* Start Material *

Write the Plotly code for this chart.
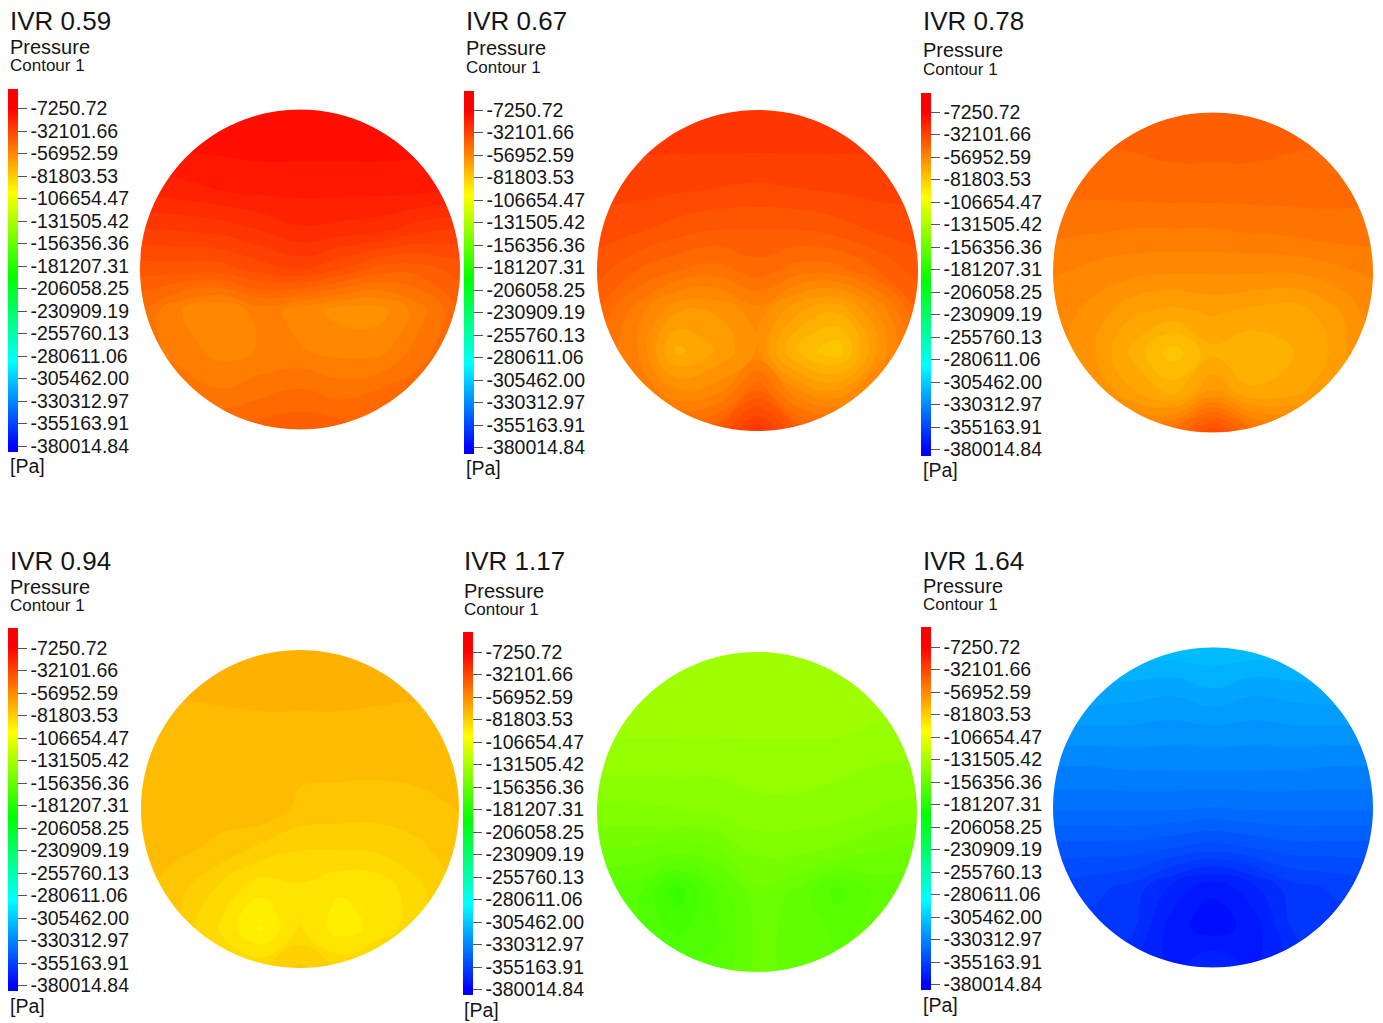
import plotly.graph_objects as go

W, H = 1383, 1023
OFF = 0  # page body margin is removed by the post script below

# ---------------- data ----------------
IVR_LABELS = ["IVR 0.59", "IVR 0.67", "IVR 0.78", "IVR 0.94", "IVR 1.17", "IVR 1.64"]
QUANTITY = "Pressure"
CONTOUR_NAME = "Contour 1"
UNIT = "[Pa]"

P_MAX = -7250.72
P_MIN = -380014.84
TICK_VALUES = [-7250.72, -32101.66, -56952.59, -81803.53, -106654.47, -131505.42,
               -156356.36, -181207.31, -206058.25, -230909.19, -255760.13,
               -280611.06, -305462.00, -330312.97, -355163.91, -380014.84]
TICK_LABELS = ["-7250.72", "-32101.66", "-56952.59", "-81803.53", "-106654.47",
               "-131505.42", "-156356.36", "-181207.31", "-206058.25", "-230909.19",
               "-255760.13", "-280611.06", "-305462.00", "-330312.97", "-355163.91",
               "-380014.84"]

# normalised cross-section coordinates (columns left->right, rows top->bottom)
X_GRID = [-1, -0.75, -0.5, -0.25, 0, 0.25, 0.5, 0.75, 1]
Y_GRID = [1, 0.75, 0.5, 0.25, 0, -0.25, -0.5, -0.75, -1]

P_IVR_059 = [
    [-12730, -12730, -12730, -12730, -12730, -12730, -12730, -12730, -12730],
    [-14560, -13830, -13100, -12730, -12730, -12730, -12730, -13100, -13830],
    [-20040, -18950, -17480, -16390, -16390, -16390, -16390, -16390, -17480],
    [-29180, -28450, -27350, -24790, -21870, -22600, -23700, -27350, -29180],
    [-38310, -38310, -38310, -34660, -32100, -36490, -41970, -41970, -38310],
    [-47450, -54760, -58410, -52930, -56590, -60240, -60240, -52930, -43800],
    [-49280, -52930, -56590, -54760, -54760, -56590, -56590, -49280, -43800],
    [-47450, -49280, -51100, -49280, -47450, -49280, -47450, -45620, -43800],
    [-43800, -43800, -43800, -41970, -40870, -41970, -43800, -43800, -43800],
]
P_IVR_067 = [
    [-27350, -27350, -27350, -27350, -27350, -27350, -27350, -27350, -27350],
    [-28450, -28450, -28450, -28450, -28450, -28450, -28450, -28450, -28450],
    [-31000, -31370, -32100, -32830, -33560, -32830, -32100, -31370, -31000],
    [-34660, -35760, -38310, -40140, -40140, -40140, -38310, -35760, -34660],
    [-38310, -43800, -47450, -49280, -45620, -49280, -49280, -43800, -38310],
    [-43800, -52930, -62070, -62070, -56590, -65720, -69380, -58410, -43800],
    [-47450, -54760, -71200, -65720, -58410, -74860, -80340, -62070, -47450],
    [-47450, -51100, -58410, -56590, -43800, -58410, -62070, -52930, -47450],
    [-43800, -43800, -43800, -40140, -25520, -40140, -43800, -43800, -43800],
]
P_IVR_078 = [
    [-40140, -40140, -40140, -40140, -40140, -40140, -40140, -40140, -40140],
    [-44890, -44890, -43800, -43060, -43060, -43060, -43800, -44890, -44890],
    [-46720, -46720, -46350, -45990, -45990, -45990, -45990, -46350, -46720],
    [-50370, -51100, -51840, -51840, -51840, -51100, -50370, -49280, -49280],
    [-54760, -56590, -57680, -58410, -58410, -58410, -58410, -56590, -54760],
    [-56590, -60240, -65720, -67550, -65720, -67550, -68650, -63900, -56590],
    [-56590, -62070, -71200, -79610, -71200, -73030, -70110, -65720, -56590],
    [-54760, -58410, -65720, -71200, -62070, -69380, -67550, -62070, -54760],
    [-51100, -51100, -51100, -47450, -32830, -47450, -51100, -51100, -51100],
]
P_IVR_094 = [
    [-71200, -71200, -71200, -71200, -71200, -71200, -71200, -71200, -71200],
    [-73030, -73030, -72300, -71200, -71200, -71200, -72300, -73030, -73030],
    [-74860, -75590, -75960, -75960, -75960, -75960, -75960, -75590, -74860],
    [-75960, -75960, -76690, -76690, -76690, -76690, -76690, -76690, -76690],
    [-75960, -75960, -75960, -74490, -78510, -79240, -79610, -78510, -77420],
    [-75960, -76690, -78510, -82170, -84730, -84730, -84000, -82170, -78510],
    [-76690, -80340, -85820, -91300, -89480, -92040, -91300, -85820, -80340],
    [-78510, -82170, -89480, -96790, -88380, -94230, -91300, -85820, -80340],
    [-80340, -80340, -82170, -85820, -80340, -85820, -82170, -80340, -80340],
]
P_IVR_117 = [
    [-134430, -134430, -134430, -134430, -134430, -134430, -134430, -134430, -134430],
    [-135160, -135160, -135160, -135160, -134430, -135160, -135160, -135890, -135890],
    [-136990, -136990, -136990, -136990, -136990, -136990, -136990, -138080, -138810],
    [-140640, -140640, -140640, -140640, -139910, -139910, -140640, -141740, -142470],
    [-146120, -146120, -145390, -144300, -142470, -142470, -143200, -145390, -146850],
    [-153430, -153430, -155260, -153430, -147950, -147950, -149780, -152700, -154160],
    [-160740, -162570, -173530, -162570, -153430, -157090, -165130, -158910, -158910],
    [-162570, -164400, -168050, -164400, -155260, -157090, -160740, -158910, -158910],
    [-162570, -162570, -162570, -162570, -155260, -157090, -158910, -158910, -158910],
]
P_IVR_164 = [
    [-310580, -310580, -310580, -310580, -310580, -310580, -310580, -310580, -310580],
    [-317890, -317890, -318620, -319720, -317160, -319720, -318620, -317890, -317890],
    [-325200, -325200, -325200, -325930, -325200, -325930, -325200, -325200, -325200],
    [-332510, -332510, -331780, -331780, -331780, -331780, -331780, -332510, -332510],
    [-339080, -339080, -339080, -339080, -339820, -339080, -339080, -339080, -339080],
    [-348950, -348950, -348950, -350780, -352610, -350780, -348950, -348950, -348950],
    [-356260, -357360, -359920, -367220, -372710, -367220, -359920, -358090, -356260],
    [-359920, -359920, -361740, -371980, -375630, -371980, -361740, -359920, -359920],
    [-361740, -361740, -365400, -370880, -365400, -370880, -365400, -361740, -361740],
]
FIELDS = [P_IVR_059, P_IVR_067, P_IVR_078, P_IVR_094, P_IVR_117, P_IVR_164]

# ---------------- layout (page pixels) ----------------
PANELS = [
    dict(cx=300, cy=269.5, r=160, bar_x=8, bar_top=89.0, text_x=8, title_y=21),
    dict(cx=757.5, cy=270.5, r=160.5, bar_x=464, bar_top=90.5, text_x=464, title_y=21),
    dict(cx=1213, cy=272.5, r=160, bar_x=921, bar_top=92.5, text_x=921, title_y=21),
    dict(cx=300, cy=809, r=159, bar_x=8, bar_top=628.5, text_x=8, title_y=561),
    dict(cx=757, cy=812, r=160, bar_x=463, bar_top=632.5, text_x=462, title_y=561),
    dict(cx=1213, cy=807.5, r=160, bar_x=921, bar_top=627.5, text_x=921, title_y=561),
]
BAR_LEN = 363.0          # px
BAR_THICK = 10           # px
TOP_TICK_OFFSET = 19.5   # px from bar top to first label
BOT_TICK_OFFSET = 6.0    # px from last label to bar bottom
FONT = "Liberation Sans, Arial, sans-serif"
TXT = "#161616"


def fx(px):
    return (px - OFF) / W


def fy(py):
    return 1 - (py - OFF) / H


step_px = (BAR_LEN - TOP_TICK_OFFSET - BOT_TICK_OFFSET) / (len(TICK_VALUES) - 1)
step_val = (P_MAX - P_MIN) / (len(TICK_VALUES) - 1)
CMAX = P_MAX + TOP_TICK_OFFSET / step_px * step_val
CMIN = P_MIN - BOT_TICK_OFFSET / step_px * step_val


def frac(v):
    return (v - CMIN) / (CMAX - CMIN)


tb, tr = frac(P_MIN), frac(P_MAX)
span = tr - tb
COLORSCALE = [
    [0.0, "rgb(0,0,255)"],
    [tb, "rgb(0,0,255)"],
    [tb + 0.25 * span, "rgb(0,255,255)"],
    [tb + 0.50 * span, "rgb(0,255,0)"],
    [tb + 0.75 * span, "rgb(255,255,0)"],
    [tr, "rgb(255,0,0)"],
    [1.0, "rgb(255,0,0)"],
]
N_BANDS = 107
BAND = (CMAX - CMIN) / N_BANDS

PAD = 1.03
K = 0.5523
MASK = (f"M {-PAD} {-PAD} L {PAD} {-PAD} L {PAD} {PAD} L {-PAD} {PAD} Z "
        f"M 1 0 C 1 {K} {K} 1 0 1 C {-K} 1 -1 {K} -1 0 "
        f"C -1 {-K} {-K} -1 0 -1 C {K} -1 1 {-K} 1 0 Z")

fig = go.Figure()
layout_axes = {}
shapes = []
annotations = []

for i, (p, z, title) in enumerate(zip(PANELS, FIELDS, IVR_LABELS)):
    n = "" if i == 0 else str(i + 1)
    xa, ya = "x" + n, "y" + n
    half = p["r"] * PAD
    layout_axes["xaxis" + n] = dict(domain=[fx(p["cx"] - half), fx(p["cx"] + half)],
                                   range=[-PAD, PAD], visible=False, fixedrange=True)
    layout_axes["yaxis" + n] = dict(domain=[fy(p["cy"] + half), fy(p["cy"] - half)],
                                   range=[-PAD, PAD], visible=False, fixedrange=True)

    fig.add_trace(go.Contour(
        x=X_GRID, y=Y_GRID, z=z, xaxis=xa, yaxis=ya,
        colorscale=COLORSCALE, zmin=CMIN, zmax=CMAX, showscale=False,
        contours=dict(start=CMIN + BAND / 2, end=CMAX - BAND / 2, size=BAND,
                      coloring="fill", showlines=False),
        line=dict(width=0, smoothing=1.3), hoverinfo="skip",
    ))

    bar_center = p["bar_top"] + BAR_LEN / 2
    fig.add_trace(go.Scatter(
        x=[0], y=[0], xaxis=xa, yaxis=ya, mode="markers", hoverinfo="skip", showlegend=False,
        marker=dict(size=1, opacity=0, color=[P_MAX], colorscale=COLORSCALE,
                    cmin=CMIN, cmax=CMAX, showscale=True,
                    colorbar=dict(x=fx(p["bar_x"]), xanchor="left", xpad=0, ypad=0,
                                  y=fy(bar_center), yanchor="middle",
                                  len=BAR_LEN / H, lenmode="fraction",
                                  thickness=BAR_THICK, thicknessmode="pixels",
                                  outlinewidth=0, tickmode="array",
                                  tickvals=TICK_VALUES, ticktext=TICK_LABELS,
                                  ticks="outside", ticklen=9, tickwidth=1, tickcolor="#555",
                                  tickfont=dict(family=FONT, size=19.5, color=TXT))),
    ))

    shapes.append(dict(type="path", xref=xa, yref=ya, path=MASK, fillrule="evenodd",
                       fillcolor="white", line=dict(width=0), layer="above"))

    last_tick = p["bar_top"] + BAR_LEN - BOT_TICK_OFFSET
    texts = [
        (title, p["title_y"], 26),
        (QUANTITY, p["bar_top"] - 42, 20),
        (CONTOUR_NAME, p["bar_top"] - 23, 17),
        (UNIT, last_tick + 20, 19.5),
    ]
    for t, yy, sz in texts:
        annotations.append(dict(text=t, x=fx(p["text_x"]), y=fy(yy), xref="paper", yref="paper",
                                xanchor="left", yanchor="middle", showarrow=False,
                                font=dict(family=FONT, size=sz, color=TXT)))

fig.update_layout(
    width=W, height=H, margin=dict(l=0, r=0, t=0, b=0),
    paper_bgcolor="white", plot_bgcolor="white", showlegend=False,
    shapes=shapes, annotations=annotations, **layout_axes,
)

fig.write_html("out.html", config={"displayModeBar": False},
               post_script="document.body.style.margin='0';")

* End Material *

[Exercise directions] Every line from the start of the listing above through the line with "Y_GRID = [1, 0.75, 0.5, 0.25, 0, -0.25, -0.5, -0.75, -1]" should be repeated exactly; skip the pictures and add nothing else.

[Solution to this problem]
Write the Plotly code for this chart.
import plotly.graph_objects as go

W, H = 1383, 1023
OFF = 0  # page body margin is removed by the post script below

# ---------------- data ----------------
IVR_LABELS = ["IVR 0.59", "IVR 0.67", "IVR 0.78", "IVR 0.94", "IVR 1.17", "IVR 1.64"]
QUANTITY = "Pressure"
CONTOUR_NAME = "Contour 1"
UNIT = "[Pa]"

P_MAX = -7250.72
P_MIN = -380014.84
TICK_VALUES = [-7250.72, -32101.66, -56952.59, -81803.53, -106654.47, -131505.42,
               -156356.36, -181207.31, -206058.25, -230909.19, -255760.13,
               -280611.06, -305462.00, -330312.97, -355163.91, -380014.84]
TICK_LABELS = ["-7250.72", "-32101.66", "-56952.59", "-81803.53", "-106654.47",
               "-131505.42", "-156356.36", "-181207.31", "-206058.25", "-230909.19",
               "-255760.13", "-280611.06", "-305462.00", "-330312.97", "-355163.91",
               "-380014.84"]

# normalised cross-section coordinates (columns left->right, rows top->bottom)
X_GRID = [-1, -0.75, -0.5, -0.25, 0, 0.25, 0.5, 0.75, 1]
Y_GRID = [1, 0.75, 0.5, 0.25, 0, -0.25, -0.5, -0.75, -1]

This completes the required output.